After the survey, this is probably going to need a detailed exam of some files, looking at size and content.
Content is a bit hard to study after encryption, but at least the expected format has some documentation.

aureliandevel · March 8, 2021, 8:57am

Yeah, I put all that detail in and still forgot something obviously important.

Using S3 protocol over minio. I know there’s now a minio backend but never bothered changing over since everything seemed fine.

I like the idea of the upload-verification file; I’ll look into that.

Regarding the retries and error details in the verbose log, I did notice a number of retries that failed 5 times (so, pretty much had the sword) but there were also a few that failed once or twice and then came good. I’d forgotten that (I’m awash with logs) so I’ll try and find out if there’s something to that.

Thanks for the suggestions.

ts678 · March 8, 2021, 1:05pm

number-of-retries defaults to 5. If you have a genuinely damaged file at the destination, retries won’t help, however if retries help then maybe there’s some sort of communication or transfer issue that cleared up.

I’m not that familiar with S3, but I “think” it’s unlikely to leave partial files. Duplicati before and after backup examines the remote directory list (unless you disable that), and should detect presence and size errors. Content errors can’t be easily examined except by random sampling (which you can crank up if you like).

When you can see a damaged file name, one thing to look at is the time stamp, and that can be checked against when the file was originally uploaded, which is in your logs and also can be gotten from database. Examining old database (saving a copy might be good) can also show previous file size directory listings.

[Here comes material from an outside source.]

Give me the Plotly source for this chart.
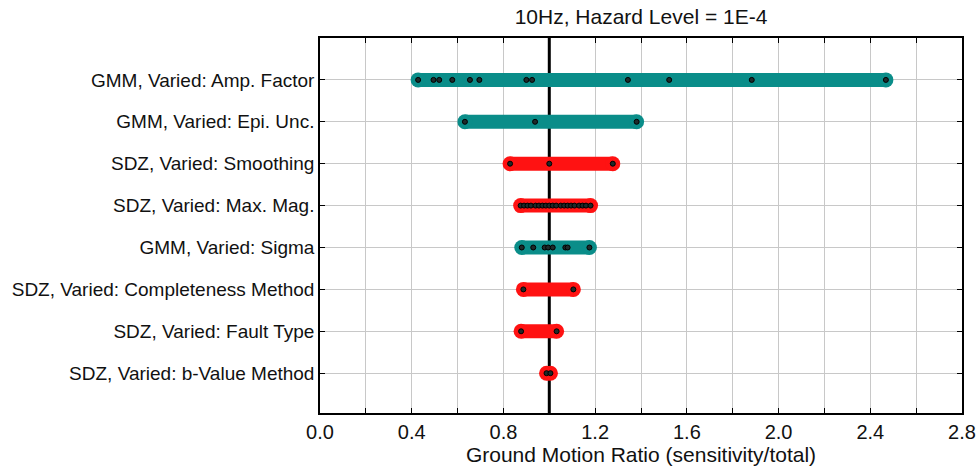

DB Browser for SQLite to read-only open Database will have old list data in the RemoteOperation table. Times can be approximated by looking at nearby dlist file names, or convert UNIX timestamp with tools.
For very old information, you may find that log-retention has aged the history out of DB (but not your logs).
Remotevolume table has some status information on files. Should be similar to the data in verification file.